— START OF SUPPLIED MATERIAL —

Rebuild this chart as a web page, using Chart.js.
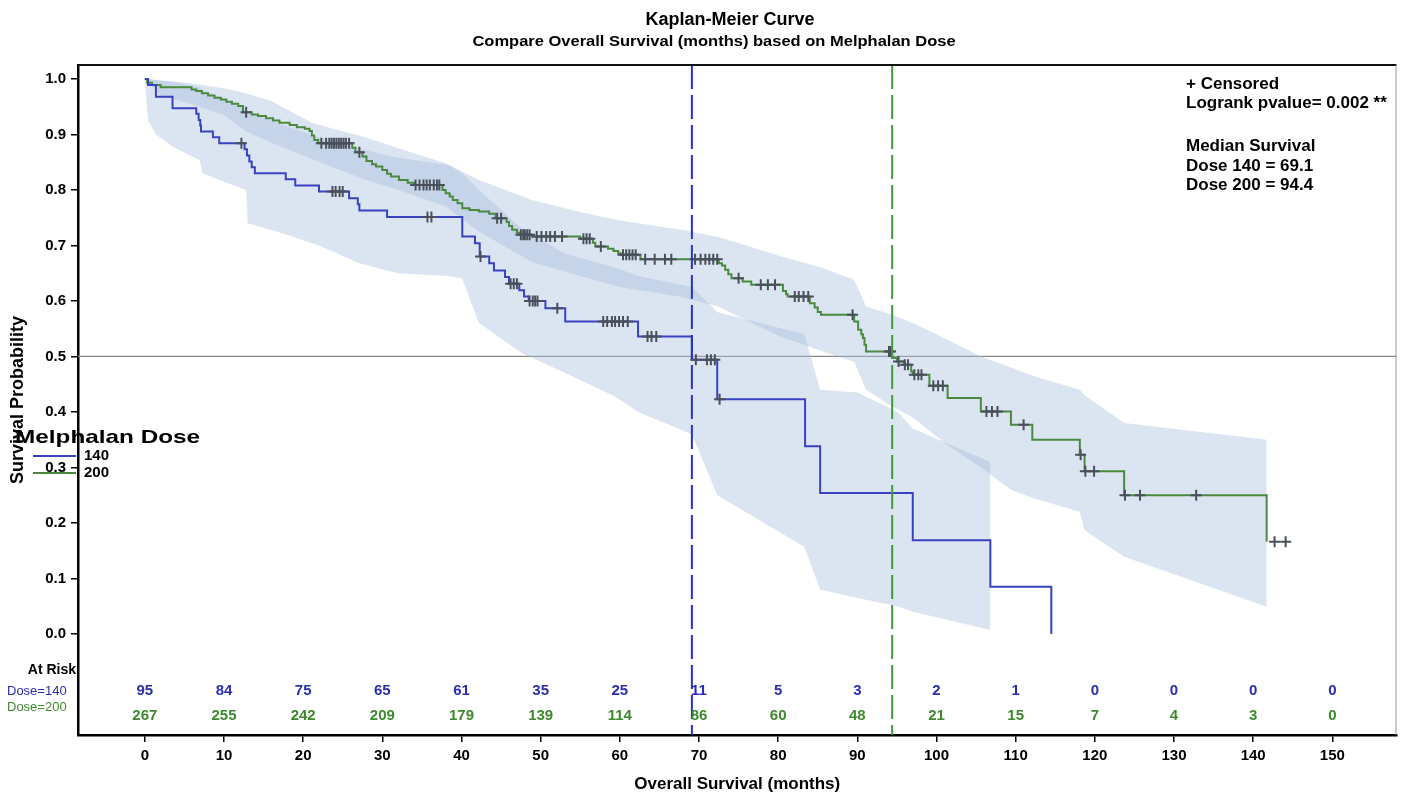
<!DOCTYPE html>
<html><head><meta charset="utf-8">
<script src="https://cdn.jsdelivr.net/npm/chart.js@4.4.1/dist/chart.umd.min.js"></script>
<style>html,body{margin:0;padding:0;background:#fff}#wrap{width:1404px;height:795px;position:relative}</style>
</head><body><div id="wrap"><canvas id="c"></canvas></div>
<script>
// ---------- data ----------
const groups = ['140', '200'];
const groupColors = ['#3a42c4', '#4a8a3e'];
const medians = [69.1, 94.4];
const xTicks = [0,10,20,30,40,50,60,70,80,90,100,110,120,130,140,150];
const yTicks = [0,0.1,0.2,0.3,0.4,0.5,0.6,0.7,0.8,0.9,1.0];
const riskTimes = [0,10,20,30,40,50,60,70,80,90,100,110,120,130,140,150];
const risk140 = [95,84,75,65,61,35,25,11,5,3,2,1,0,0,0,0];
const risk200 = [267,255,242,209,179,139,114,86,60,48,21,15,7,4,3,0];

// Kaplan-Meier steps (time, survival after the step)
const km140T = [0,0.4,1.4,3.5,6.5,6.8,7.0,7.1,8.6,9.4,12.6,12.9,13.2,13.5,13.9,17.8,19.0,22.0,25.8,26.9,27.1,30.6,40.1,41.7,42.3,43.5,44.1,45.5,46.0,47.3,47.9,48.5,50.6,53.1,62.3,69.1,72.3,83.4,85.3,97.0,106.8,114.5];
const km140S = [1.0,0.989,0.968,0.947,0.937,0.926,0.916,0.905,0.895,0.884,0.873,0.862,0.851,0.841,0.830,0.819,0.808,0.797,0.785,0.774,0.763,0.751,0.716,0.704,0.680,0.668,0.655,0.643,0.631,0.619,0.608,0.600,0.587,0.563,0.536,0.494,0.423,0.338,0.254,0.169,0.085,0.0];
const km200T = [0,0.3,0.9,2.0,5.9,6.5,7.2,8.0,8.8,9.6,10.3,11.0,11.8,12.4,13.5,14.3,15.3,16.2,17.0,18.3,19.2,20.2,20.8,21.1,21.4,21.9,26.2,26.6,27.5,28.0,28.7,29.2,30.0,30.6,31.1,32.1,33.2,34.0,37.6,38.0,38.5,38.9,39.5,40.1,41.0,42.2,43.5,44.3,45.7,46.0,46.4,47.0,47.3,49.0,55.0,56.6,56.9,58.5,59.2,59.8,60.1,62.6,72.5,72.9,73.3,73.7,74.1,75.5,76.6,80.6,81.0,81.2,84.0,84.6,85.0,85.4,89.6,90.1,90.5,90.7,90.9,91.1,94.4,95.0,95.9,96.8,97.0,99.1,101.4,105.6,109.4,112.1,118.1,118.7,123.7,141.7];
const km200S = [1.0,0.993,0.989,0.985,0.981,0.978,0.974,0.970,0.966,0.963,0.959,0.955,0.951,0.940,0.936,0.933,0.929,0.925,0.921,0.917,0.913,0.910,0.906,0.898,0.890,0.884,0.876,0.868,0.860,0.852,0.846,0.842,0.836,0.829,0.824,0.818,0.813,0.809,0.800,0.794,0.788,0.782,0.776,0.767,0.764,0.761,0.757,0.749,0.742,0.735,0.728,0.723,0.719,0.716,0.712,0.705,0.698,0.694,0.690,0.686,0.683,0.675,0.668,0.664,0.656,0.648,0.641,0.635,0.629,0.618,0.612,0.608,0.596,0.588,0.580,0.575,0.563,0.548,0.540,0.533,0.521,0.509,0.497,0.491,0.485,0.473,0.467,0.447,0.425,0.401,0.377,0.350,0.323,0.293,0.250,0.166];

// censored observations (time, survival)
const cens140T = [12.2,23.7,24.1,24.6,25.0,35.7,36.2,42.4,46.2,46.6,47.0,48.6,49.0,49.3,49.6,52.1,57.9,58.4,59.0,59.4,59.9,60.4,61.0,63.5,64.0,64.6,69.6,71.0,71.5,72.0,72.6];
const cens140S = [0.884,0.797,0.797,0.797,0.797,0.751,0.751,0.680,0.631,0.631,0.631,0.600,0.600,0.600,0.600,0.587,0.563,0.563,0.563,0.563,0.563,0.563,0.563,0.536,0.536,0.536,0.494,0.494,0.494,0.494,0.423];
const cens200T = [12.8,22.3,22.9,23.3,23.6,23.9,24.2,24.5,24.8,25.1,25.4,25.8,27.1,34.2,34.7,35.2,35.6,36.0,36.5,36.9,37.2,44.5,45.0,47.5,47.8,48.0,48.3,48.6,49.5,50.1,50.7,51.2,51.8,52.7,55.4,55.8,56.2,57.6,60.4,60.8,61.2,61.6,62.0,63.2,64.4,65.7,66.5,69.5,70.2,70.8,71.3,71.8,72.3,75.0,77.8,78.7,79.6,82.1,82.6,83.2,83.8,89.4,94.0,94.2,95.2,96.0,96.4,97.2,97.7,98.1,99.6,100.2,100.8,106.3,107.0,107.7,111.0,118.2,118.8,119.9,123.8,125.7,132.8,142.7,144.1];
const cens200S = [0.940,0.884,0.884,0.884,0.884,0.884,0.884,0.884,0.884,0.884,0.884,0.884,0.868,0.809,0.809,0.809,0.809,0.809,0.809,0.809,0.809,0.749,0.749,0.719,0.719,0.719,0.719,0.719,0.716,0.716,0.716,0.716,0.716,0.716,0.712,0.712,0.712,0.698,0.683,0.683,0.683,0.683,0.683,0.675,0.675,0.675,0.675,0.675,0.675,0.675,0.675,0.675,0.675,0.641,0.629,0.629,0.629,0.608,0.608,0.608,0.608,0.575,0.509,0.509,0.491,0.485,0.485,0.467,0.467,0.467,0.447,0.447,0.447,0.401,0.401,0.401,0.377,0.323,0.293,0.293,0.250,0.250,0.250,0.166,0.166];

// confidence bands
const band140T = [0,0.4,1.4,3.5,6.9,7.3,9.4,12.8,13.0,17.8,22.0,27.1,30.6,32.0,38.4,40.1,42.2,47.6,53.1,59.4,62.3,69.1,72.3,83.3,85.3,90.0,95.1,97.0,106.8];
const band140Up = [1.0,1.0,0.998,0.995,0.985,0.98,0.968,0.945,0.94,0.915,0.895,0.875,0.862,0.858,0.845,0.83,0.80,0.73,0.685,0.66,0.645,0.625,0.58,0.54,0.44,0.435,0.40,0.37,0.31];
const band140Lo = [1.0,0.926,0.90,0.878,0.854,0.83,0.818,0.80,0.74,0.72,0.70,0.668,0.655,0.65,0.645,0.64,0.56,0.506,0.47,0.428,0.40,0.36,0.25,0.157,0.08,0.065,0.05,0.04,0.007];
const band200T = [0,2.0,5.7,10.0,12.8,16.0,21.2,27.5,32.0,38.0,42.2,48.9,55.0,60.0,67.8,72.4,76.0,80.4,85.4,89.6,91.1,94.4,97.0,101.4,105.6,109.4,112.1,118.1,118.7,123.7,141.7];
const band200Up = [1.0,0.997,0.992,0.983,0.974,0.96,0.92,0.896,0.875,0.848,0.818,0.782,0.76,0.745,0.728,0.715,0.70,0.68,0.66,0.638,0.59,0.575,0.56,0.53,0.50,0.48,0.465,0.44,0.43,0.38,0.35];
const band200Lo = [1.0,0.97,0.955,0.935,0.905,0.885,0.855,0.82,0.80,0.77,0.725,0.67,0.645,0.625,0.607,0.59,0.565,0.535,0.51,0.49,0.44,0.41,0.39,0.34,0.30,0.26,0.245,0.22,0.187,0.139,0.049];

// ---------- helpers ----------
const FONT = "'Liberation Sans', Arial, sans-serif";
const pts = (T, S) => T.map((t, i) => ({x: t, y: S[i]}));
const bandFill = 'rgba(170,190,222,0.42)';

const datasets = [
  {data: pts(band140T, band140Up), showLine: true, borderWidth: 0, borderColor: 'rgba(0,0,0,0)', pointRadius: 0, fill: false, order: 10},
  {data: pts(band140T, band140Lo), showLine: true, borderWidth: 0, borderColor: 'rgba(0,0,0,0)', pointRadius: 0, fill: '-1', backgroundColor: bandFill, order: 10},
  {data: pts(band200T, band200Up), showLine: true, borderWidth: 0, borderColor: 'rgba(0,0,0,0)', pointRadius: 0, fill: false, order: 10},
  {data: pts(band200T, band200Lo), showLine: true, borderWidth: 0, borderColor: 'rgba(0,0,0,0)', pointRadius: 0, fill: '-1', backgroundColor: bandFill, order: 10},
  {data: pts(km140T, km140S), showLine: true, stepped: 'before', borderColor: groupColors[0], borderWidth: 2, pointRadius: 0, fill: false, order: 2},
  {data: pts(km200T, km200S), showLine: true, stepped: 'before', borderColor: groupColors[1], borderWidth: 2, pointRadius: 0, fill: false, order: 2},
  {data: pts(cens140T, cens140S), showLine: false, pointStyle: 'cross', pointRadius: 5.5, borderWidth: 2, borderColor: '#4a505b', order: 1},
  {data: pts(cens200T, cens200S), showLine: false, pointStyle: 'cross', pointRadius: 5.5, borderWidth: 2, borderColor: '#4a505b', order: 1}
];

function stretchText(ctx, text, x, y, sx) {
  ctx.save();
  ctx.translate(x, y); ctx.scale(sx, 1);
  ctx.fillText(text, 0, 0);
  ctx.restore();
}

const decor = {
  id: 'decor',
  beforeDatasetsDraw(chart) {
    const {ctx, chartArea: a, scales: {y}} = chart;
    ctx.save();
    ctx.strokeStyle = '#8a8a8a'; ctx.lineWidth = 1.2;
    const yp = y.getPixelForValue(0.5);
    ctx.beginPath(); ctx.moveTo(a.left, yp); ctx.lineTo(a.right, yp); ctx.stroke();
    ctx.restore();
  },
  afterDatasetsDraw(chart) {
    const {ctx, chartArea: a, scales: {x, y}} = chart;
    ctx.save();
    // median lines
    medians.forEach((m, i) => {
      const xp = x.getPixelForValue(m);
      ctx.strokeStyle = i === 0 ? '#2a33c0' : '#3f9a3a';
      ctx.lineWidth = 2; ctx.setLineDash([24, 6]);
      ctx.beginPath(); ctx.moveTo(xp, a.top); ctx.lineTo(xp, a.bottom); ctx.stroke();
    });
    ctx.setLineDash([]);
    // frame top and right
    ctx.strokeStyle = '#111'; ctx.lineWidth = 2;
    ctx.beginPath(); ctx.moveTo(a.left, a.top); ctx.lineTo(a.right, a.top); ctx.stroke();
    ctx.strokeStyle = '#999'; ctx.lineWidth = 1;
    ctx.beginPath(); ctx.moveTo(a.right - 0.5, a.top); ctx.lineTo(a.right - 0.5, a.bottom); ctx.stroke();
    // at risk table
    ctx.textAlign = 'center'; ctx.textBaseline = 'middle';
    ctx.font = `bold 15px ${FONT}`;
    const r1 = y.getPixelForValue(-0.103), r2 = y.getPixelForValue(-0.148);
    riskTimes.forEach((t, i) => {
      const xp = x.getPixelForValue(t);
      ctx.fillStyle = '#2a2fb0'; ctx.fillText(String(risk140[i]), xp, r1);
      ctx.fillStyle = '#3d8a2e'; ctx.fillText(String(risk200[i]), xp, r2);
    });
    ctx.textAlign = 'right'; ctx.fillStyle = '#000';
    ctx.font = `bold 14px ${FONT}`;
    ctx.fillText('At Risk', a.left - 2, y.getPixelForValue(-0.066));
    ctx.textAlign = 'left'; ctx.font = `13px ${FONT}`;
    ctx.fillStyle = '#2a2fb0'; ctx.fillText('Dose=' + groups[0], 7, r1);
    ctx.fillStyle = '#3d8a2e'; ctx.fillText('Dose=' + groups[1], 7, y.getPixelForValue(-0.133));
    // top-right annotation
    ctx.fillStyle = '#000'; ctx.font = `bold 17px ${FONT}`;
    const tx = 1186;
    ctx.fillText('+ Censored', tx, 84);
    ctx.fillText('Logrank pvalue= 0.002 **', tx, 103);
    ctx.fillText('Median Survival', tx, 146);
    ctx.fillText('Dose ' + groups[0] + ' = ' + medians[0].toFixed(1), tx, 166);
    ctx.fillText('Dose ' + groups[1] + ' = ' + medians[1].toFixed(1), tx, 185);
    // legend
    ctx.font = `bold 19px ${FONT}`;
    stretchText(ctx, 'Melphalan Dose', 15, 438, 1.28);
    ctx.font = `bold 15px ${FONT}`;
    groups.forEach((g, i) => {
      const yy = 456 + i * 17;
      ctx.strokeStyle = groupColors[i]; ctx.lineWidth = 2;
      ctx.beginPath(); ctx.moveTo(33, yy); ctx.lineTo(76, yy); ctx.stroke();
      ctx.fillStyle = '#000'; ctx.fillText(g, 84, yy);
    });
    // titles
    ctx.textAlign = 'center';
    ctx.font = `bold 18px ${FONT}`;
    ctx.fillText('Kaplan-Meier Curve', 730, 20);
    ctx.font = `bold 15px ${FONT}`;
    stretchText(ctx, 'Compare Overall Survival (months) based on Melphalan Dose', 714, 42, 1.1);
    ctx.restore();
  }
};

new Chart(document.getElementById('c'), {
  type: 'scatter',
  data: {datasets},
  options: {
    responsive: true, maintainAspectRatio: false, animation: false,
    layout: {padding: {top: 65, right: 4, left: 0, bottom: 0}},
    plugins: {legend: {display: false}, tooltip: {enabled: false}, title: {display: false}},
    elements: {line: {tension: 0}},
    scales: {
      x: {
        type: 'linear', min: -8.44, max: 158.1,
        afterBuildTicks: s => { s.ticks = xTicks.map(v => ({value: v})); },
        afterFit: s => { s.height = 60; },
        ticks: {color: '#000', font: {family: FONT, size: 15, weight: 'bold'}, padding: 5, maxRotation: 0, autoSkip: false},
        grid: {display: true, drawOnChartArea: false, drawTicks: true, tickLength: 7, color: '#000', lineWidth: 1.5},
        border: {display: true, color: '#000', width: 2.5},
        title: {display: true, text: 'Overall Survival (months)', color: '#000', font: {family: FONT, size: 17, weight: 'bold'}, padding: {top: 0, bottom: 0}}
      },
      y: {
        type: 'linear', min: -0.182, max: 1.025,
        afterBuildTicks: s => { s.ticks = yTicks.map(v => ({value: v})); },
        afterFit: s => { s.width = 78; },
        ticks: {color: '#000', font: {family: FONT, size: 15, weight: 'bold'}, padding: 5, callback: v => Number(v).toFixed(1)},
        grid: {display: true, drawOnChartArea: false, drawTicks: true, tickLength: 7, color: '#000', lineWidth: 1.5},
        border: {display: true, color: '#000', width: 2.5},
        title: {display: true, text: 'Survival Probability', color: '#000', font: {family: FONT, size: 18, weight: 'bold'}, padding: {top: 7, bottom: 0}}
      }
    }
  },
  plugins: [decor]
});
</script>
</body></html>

— END OF SUPPLIED MATERIAL —

• **WRITTEN TASK**
Repeat the listing above from its first line through the line that contains "risk200 = [267,255,242,209,179,139,114,86,60,48,21,15,7,4,3,0];", both included, and nothing more. Drop the pictures.

• **OUTPUT FOR THIS TASK**
Rebuild this chart as a web page, using Chart.js.
<!DOCTYPE html>
<html><head><meta charset="utf-8">
<script src="https://cdn.jsdelivr.net/npm/chart.js@4.4.1/dist/chart.umd.min.js"></script>
<style>html,body{margin:0;padding:0;background:#fff}#wrap{width:1404px;height:795px;position:relative}</style>
</head><body><div id="wrap"><canvas id="c"></canvas></div>
<script>
// ---------- data ----------
const groups = ['140', '200'];
const groupColors = ['#3a42c4', '#4a8a3e'];
const medians = [69.1, 94.4];
const xTicks = [0,10,20,30,40,50,60,70,80,90,100,110,120,130,140,150];
const yTicks = [0,0.1,0.2,0.3,0.4,0.5,0.6,0.7,0.8,0.9,1.0];
const riskTimes = [0,10,20,30,40,50,60,70,80,90,100,110,120,130,140,150];
const risk140 = [95,84,75,65,61,35,25,11,5,3,2,1,0,0,0,0];
const risk200 = [267,255,242,209,179,139,114,86,60,48,21,15,7,4,3,0];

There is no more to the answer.